((

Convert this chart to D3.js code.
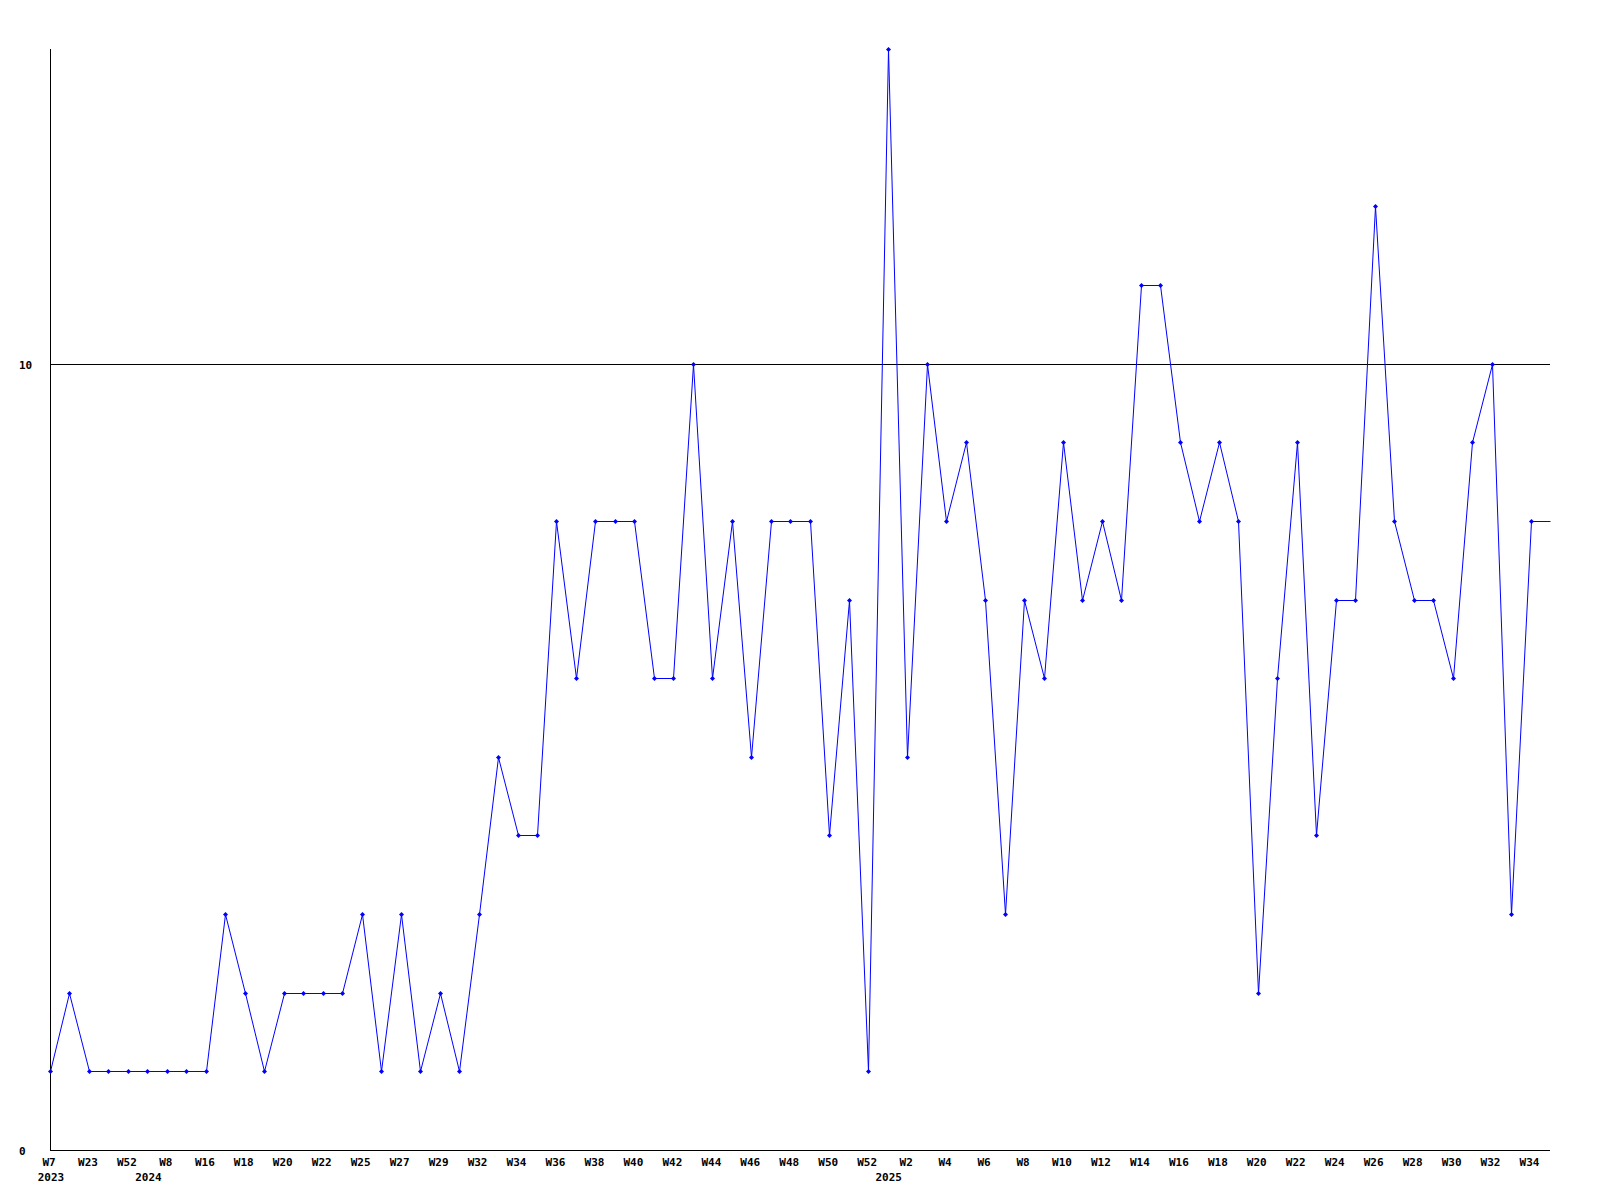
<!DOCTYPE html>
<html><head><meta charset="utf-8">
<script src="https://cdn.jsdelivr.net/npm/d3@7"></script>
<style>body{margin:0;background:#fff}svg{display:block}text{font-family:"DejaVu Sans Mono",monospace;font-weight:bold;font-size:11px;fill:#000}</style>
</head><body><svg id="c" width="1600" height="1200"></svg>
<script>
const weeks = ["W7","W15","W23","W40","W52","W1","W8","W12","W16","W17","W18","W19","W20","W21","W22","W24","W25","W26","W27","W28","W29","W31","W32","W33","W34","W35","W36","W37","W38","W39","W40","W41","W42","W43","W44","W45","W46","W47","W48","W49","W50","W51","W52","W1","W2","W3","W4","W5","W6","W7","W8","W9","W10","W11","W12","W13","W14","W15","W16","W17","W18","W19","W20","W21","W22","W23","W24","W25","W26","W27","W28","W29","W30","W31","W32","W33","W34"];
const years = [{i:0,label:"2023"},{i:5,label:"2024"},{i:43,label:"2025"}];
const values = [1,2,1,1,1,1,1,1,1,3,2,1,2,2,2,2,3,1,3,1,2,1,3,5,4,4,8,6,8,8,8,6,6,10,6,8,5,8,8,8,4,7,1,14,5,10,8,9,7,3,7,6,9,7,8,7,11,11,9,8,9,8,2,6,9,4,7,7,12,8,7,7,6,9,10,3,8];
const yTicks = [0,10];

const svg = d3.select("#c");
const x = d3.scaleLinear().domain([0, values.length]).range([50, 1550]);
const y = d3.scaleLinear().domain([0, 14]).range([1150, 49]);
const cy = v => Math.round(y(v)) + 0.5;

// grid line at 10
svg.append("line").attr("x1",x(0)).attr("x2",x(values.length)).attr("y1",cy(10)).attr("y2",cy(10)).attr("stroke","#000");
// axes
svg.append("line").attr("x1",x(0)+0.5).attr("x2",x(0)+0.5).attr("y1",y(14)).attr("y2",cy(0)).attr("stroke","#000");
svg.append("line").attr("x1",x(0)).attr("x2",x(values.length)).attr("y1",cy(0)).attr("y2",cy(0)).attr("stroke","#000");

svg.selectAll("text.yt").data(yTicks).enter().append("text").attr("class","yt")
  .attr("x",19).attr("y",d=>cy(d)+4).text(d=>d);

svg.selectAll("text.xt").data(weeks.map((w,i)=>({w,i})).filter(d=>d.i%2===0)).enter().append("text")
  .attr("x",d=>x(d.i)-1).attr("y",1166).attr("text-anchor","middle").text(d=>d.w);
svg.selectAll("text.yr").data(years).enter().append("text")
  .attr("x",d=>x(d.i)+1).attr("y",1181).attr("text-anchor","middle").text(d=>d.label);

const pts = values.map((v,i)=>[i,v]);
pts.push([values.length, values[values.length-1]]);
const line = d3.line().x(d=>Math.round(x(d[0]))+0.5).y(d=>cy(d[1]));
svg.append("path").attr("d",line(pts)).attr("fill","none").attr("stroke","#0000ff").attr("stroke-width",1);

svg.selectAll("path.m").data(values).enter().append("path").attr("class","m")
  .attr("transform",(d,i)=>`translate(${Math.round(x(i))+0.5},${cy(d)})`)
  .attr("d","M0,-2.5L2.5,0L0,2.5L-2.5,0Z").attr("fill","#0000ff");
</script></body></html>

))

§ What the exercise asks: Copy out every line of the material above exactly, skipping the pictures.

§ Correct response:
Convert this chart to D3.js code.
<!DOCTYPE html>
<html><head><meta charset="utf-8">
<script src="https://cdn.jsdelivr.net/npm/d3@7"></script>
<style>body{margin:0;background:#fff}svg{display:block}text{font-family:"DejaVu Sans Mono",monospace;font-weight:bold;font-size:11px;fill:#000}</style>
</head><body><svg id="c" width="1600" height="1200"></svg>
<script>
const weeks = ["W7","W15","W23","W40","W52","W1","W8","W12","W16","W17","W18","W19","W20","W21","W22","W24","W25","W26","W27","W28","W29","W31","W32","W33","W34","W35","W36","W37","W38","W39","W40","W41","W42","W43","W44","W45","W46","W47","W48","W49","W50","W51","W52","W1","W2","W3","W4","W5","W6","W7","W8","W9","W10","W11","W12","W13","W14","W15","W16","W17","W18","W19","W20","W21","W22","W23","W24","W25","W26","W27","W28","W29","W30","W31","W32","W33","W34"];
const years = [{i:0,label:"2023"},{i:5,label:"2024"},{i:43,label:"2025"}];
const values = [1,2,1,1,1,1,1,1,1,3,2,1,2,2,2,2,3,1,3,1,2,1,3,5,4,4,8,6,8,8,8,6,6,10,6,8,5,8,8,8,4,7,1,14,5,10,8,9,7,3,7,6,9,7,8,7,11,11,9,8,9,8,2,6,9,4,7,7,12,8,7,7,6,9,10,3,8];
const yTicks = [0,10];

const svg = d3.select("#c");
const x = d3.scaleLinear().domain([0, values.length]).range([50, 1550]);
const y = d3.scaleLinear().domain([0, 14]).range([1150, 49]);
const cy = v => Math.round(y(v)) + 0.5;

// grid line at 10
svg.append("line").attr("x1",x(0)).attr("x2",x(values.length)).attr("y1",cy(10)).attr("y2",cy(10)).attr("stroke","#000");
// axes
svg.append("line").attr("x1",x(0)+0.5).attr("x2",x(0)+0.5).attr("y1",y(14)).attr("y2",cy(0)).attr("stroke","#000");
svg.append("line").attr("x1",x(0)).attr("x2",x(values.length)).attr("y1",cy(0)).attr("y2",cy(0)).attr("stroke","#000");

svg.selectAll("text.yt").data(yTicks).enter().append("text").attr("class","yt")
  .attr("x",19).attr("y",d=>cy(d)+4).text(d=>d);

svg.selectAll("text.xt").data(weeks.map((w,i)=>({w,i})).filter(d=>d.i%2===0)).enter().append("text")
  .attr("x",d=>x(d.i)-1).attr("y",1166).attr("text-anchor","middle").text(d=>d.w);
svg.selectAll("text.yr").data(years).enter().append("text")
  .attr("x",d=>x(d.i)+1).attr("y",1181).attr("text-anchor","middle").text(d=>d.label);

const pts = values.map((v,i)=>[i,v]);
pts.push([values.length, values[values.length-1]]);
const line = d3.line().x(d=>Math.round(x(d[0]))+0.5).y(d=>cy(d[1]));
svg.append("path").attr("d",line(pts)).attr("fill","none").attr("stroke","#0000ff").attr("stroke-width",1);

svg.selectAll("path.m").data(values).enter().append("path").attr("class","m")
  .attr("transform",(d,i)=>`translate(${Math.round(x(i))+0.5},${cy(d)})`)
  .attr("d","M0,-2.5L2.5,0L0,2.5L-2.5,0Z").attr("fill","#0000ff");
</script></body></html>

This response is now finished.